Greek Prime Minister Alexis Tsipras has invited the heads of Southern European countries to discuss a new alliance against the EU’s tough austerity policy.
A conference is expected to be held in Athens on September 9 attended by France, Italy, Spain, Portugal, Cyprus, and Malta. The talks will continue during Tsipras’ visit to Rome, where he plans to attend a meeting of European Socialists.
The meeting of the Southern countries will focus on the “common” challenges facing the EU, including austerity, fiscal measures and migration.
In April, Tsipras and the newly-elected Prime Minister of Portugal, leftist Antonio Costa signed a joint declaration, calling for an end to austerity policies.
“Austerity policies are keeping economies depressed and societies divided,” the statement said.
During his visit to Greece, Economic Affairs Commissioner Pierre Moscovici warned Athens it should concentrate on meeting the budget surplus requirements and stick to reforms to regain credibility and earn further debt relief, rather than opening discussions on softening the policies.
It is not only Greece that is under pressure from European policy makers. Italy’s banking sector is facing a crisis, having accumulated €360 billion and growing in bad loans.
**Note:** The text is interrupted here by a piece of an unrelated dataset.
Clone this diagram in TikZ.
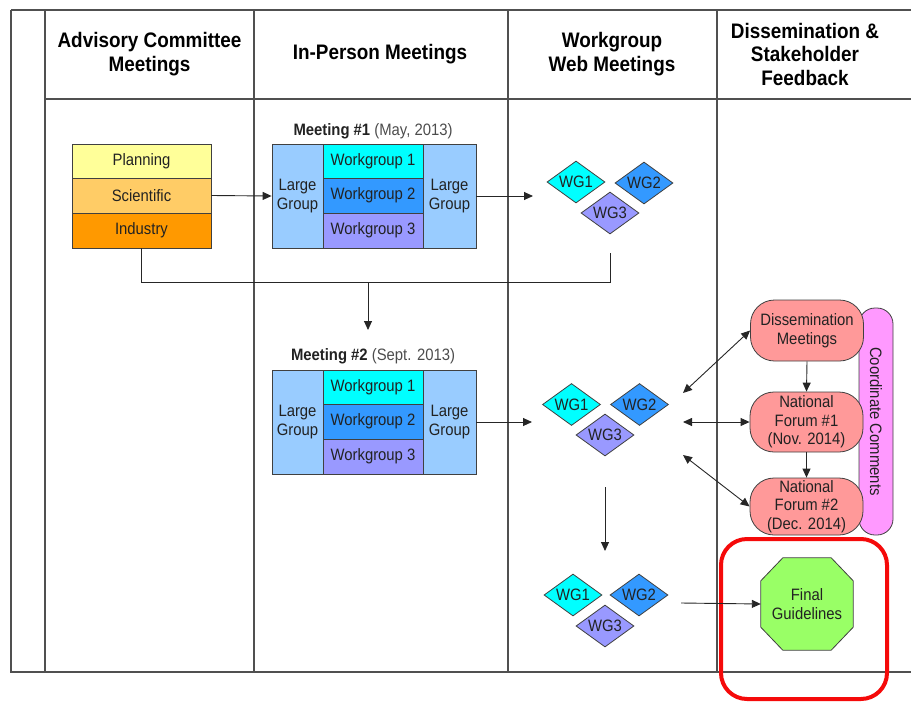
\documentclass[tikz,border=0pt]{standalone}
\usepackage{fontspec}
\setmainfont{Liberation Sans}[FakeStretch=0.9]
\usetikzlibrary{arrows.meta,shapes.geometric}

\definecolor{frameline}{HTML}{505050}
\definecolor{boxline}{HTML}{404040}
\definecolor{txt}{HTML}{222222}
\definecolor{plan}{HTML}{FFFF99}
\definecolor{sci}{HTML}{FFCC66}
\definecolor{ind}{HTML}{FF9900}
\definecolor{lgblue}{HTML}{99CCFF}
\definecolor{wga}{HTML}{00FFFF}
\definecolor{wgb}{HTML}{3399FF}
\definecolor{wgc}{HTML}{9999FF}
\definecolor{salmon}{HTML}{FF9999}
\definecolor{violet}{HTML}{FF99FF}
\definecolor{lime}{HTML}{99FF66}
\definecolor{alert}{HTML}{F50A0A}

\newcommand{\lblfont}{\fontsize{16.5}{18.5}\selectfont}
\newcommand{\hdrfont}{\bfseries\fontsize{21}{23.5}\selectfont}

\begin{document}
\begin{tikzpicture}[x=1pt,y=-1pt,
  frame/.style={draw=frameline,line width=1.6pt},
  hdr/.style={font=\hdrfont,align=center,text=black,inner sep=0},
  cell/.style={draw=boxline,line width=0.8pt,inner sep=0,font=\lblfont,text=txt,align=center},
  wgdiam/.style={diamond,draw=boxline,line width=0.8pt,inner sep=0,aspect=1.38,
    minimum width=58pt,minimum height=42pt,font=\lblfont,text=txt},
  pill/.style={draw=boxline,line width=0.8pt,fill=salmon,rounded corners=24pt,inner sep=0,
    minimum width=113pt,font=\lblfont,text=txt,align=center},
  mlabel/.style={font=\lblfont,inner sep=0,text=txt},
  link/.style={draw=black!85,line width=0.9pt},
  arr/.style={link,-{Triangle[length=9pt,width=8pt]}},
  darr/.style={link,{Triangle[length=9pt,width=8pt]}-{Triangle[length=9pt,width=8pt]}}
]
\useasboundingbox (0,0) rectangle (911,702);

% swimlane frame
\draw[frame] (11,10) -- (911,10);
\draw[frame] (11,10) -- (11,672) -- (911,672);
\draw[frame] (45,10) -- (45,672);
\draw[frame] (45,99) -- (911,99);
\foreach \xx in {254,508,717} \draw[frame] (\xx,10) -- (\xx,672);

% lane headers
\node[hdr] (h1) at (149.5,54) {Advisory Committee\\Meetings};
\node[hdr] (h2) at (380,54) {In-Person Meetings};
\node[hdr] (h3) at (612,54) {Workgroup\\Web Meetings};
\node[hdr] (h4) at (805,54) {Dissemination \&\\Stakeholder\\Feedback};

% advisory committee stack
\node[cell,fill=plan,minimum width=139pt,minimum height=34pt] (plan) at (141.5,161) {Planning};
\node[cell,fill=sci,minimum width=139pt,minimum height=35pt] (sci) at (141.5,195.5) {Scientific};
\node[cell,fill=ind,minimum width=139pt,minimum height=35pt] (ind) at (141.5,230.5) {Industry};

% meeting #1
\node[mlabel] (m1) at (373,131) {\textbf{Meeting \#1} {\color{black!70}(May, 2013)}};
\node[cell,fill=lgblue,minimum width=51pt,minimum height=104pt] (lg1l) at (297.5,196) {Large\\Group};
\node[cell,fill=wga,minimum width=100pt,minimum height=34pt] (wg11) at (373,161) {Workgroup 1};
\node[cell,fill=wgb,minimum width=100pt,minimum height=35pt] (wg12) at (373,195.5) {Workgroup 2};
\node[cell,fill=wgc,minimum width=100pt,minimum height=35pt] (wg13) at (373,230.5) {Workgroup 3};
\node[cell,fill=lgblue,minimum width=53pt,minimum height=104pt] (lg1r) at (449.5,196) {Large\\Group};

% meeting #2
\node[mlabel] (m2) at (373,356) {\textbf{Meeting \#2} {\color{black!70}(Sept. 2013)}};
\node[cell,fill=lgblue,minimum width=51pt,minimum height=104pt] (lg2l) at (297.5,422) {Large\\Group};
\node[cell,fill=wga,minimum width=100pt,minimum height=34pt] (wg21) at (373,387) {Workgroup 1};
\node[cell,fill=wgb,minimum width=100pt,minimum height=35pt] (wg22) at (373,421.5) {Workgroup 2};
\node[cell,fill=wgc,minimum width=100pt,minimum height=35pt] (wg23) at (373,456.5) {Workgroup 3};
\node[cell,fill=lgblue,minimum width=53pt,minimum height=104pt] (lg2r) at (449.5,422) {Large\\Group};

% workgroup web meetings
\node[wgdiam,fill=wga] (d11) at (576,182) {WG1};
\node[wgdiam,fill=wgb] (d12) at (644,183) {WG2};
\node[wgdiam,fill=wgc] (d13) at (610,213) {WG3};

\node[wgdiam,fill=wga] (d21) at (571.5,404.5) {WG1};
\node[wgdiam,fill=wgb] (d22) at (639.5,404.5) {WG2};
\node[wgdiam,fill=wgc] (d23) at (605,435) {WG3};

\node[wgdiam,fill=wga] (d31) at (573,595) {WG1};
\node[wgdiam,fill=wgb] (d32) at (639,595) {WG2};
\node[wgdiam,fill=wgc] (d33) at (605,626) {WG3};

% dissemination lane
\node[draw=boxline,line width=0.8pt,fill=violet,rounded corners=16pt,rotate=-90,
  minimum width=227pt,minimum height=34pt,inner sep=0,font=\lblfont,text=txt] (cc) at (876,421.5) {Coordinate Comments};
\node[pill,minimum height=61pt] (dm) at (807,330.5) {Dissemination\\Meetings};
\node[pill,minimum height=60pt] (nf1) at (806.5,422) {National\\Forum \#1\\(Nov. 2014)};
\node[pill,minimum height=57pt] (nf2) at (806.5,506.5) {National\\Forum \#2\\(Dec. 2014)};

% final guidelines: octagon drawn on the node's box, text on top
\node[minimum width=92pt,minimum height=92pt,inner sep=0] (fg) at (807,604) {};
\filldraw[draw=boxline,line width=0.8pt,fill=lime]
  ([xshift=22pt]fg.north west) -- ([xshift=-22pt]fg.north east)
  -- ([yshift=-23pt]fg.north east) -- ([yshift=23pt]fg.south east)
  -- ([xshift=-22pt]fg.south east) -- ([xshift=22pt]fg.south west)
  -- ([yshift=23pt]fg.south west) -- ([yshift=-23pt]fg.north west) -- cycle;
\node[font=\lblfont,text=txt,align=center,inner sep=0] (fgtext) at (fg.center) {Final\\Guidelines};

\node[draw=alert,line width=4pt,rounded corners=26pt,minimum width=166pt,minimum height=160pt,inner sep=0] (focus) at (804,619) {};

% connector anchors
\coordinate (c1in) at (533,196);
\coordinate (c2in) at (532,422);
\coordinate (c1foot) at (610,253);
\coordinate (bus) at (610,282);
\coordinate (drop) at (368,282);
\coordinate (m2top) at (368,330);
\coordinate (c2out) at (605,487);
\coordinate (c3in) at (605,551);
\coordinate (c3out) at (681,603);
\coordinate (c2a) at (683,393);
\coordinate (c2b) at (683,422);
\coordinate (c2c) at (683,455);

% connectors
\draw[arr] (sci.east) -- (lg1l.west);
\draw[arr] (lg1r.east) -- (c1in);
\draw[link] (ind.south) |- (bus) -- (c1foot);
\draw[arr] (drop) -- (m2top);
\draw[arr] (lg2r.east) -- (c2in);
\draw[arr] (c2out) -- (c3in);
\draw[arr] (c3out) -- (fg.west);
\draw[darr] (c2a) -- (dm.west);
\draw[darr] (c2b) -- (nf1.west);
\draw[darr] (c2c) -- (nf2.west);
\draw[arr] (dm.south) -- (nf1.north);
\draw[arr] (nf1.south) -- (nf2.north);
\end{tikzpicture}
\end{document}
Portugal and Spain are being pressured by the European Commission to cut their deficits below the required three percent of GDP and are facing sanctions and more austerity.
“Countries such as France, Italy, Greece, Spain, and Portugal face similar challenges: migration, security, proximity of an unstable neighborhood…issues that justify enhanced cooperation between them,” Gilles Pargneaux, a French social democrat MEP (S&D), told EurActiv.com.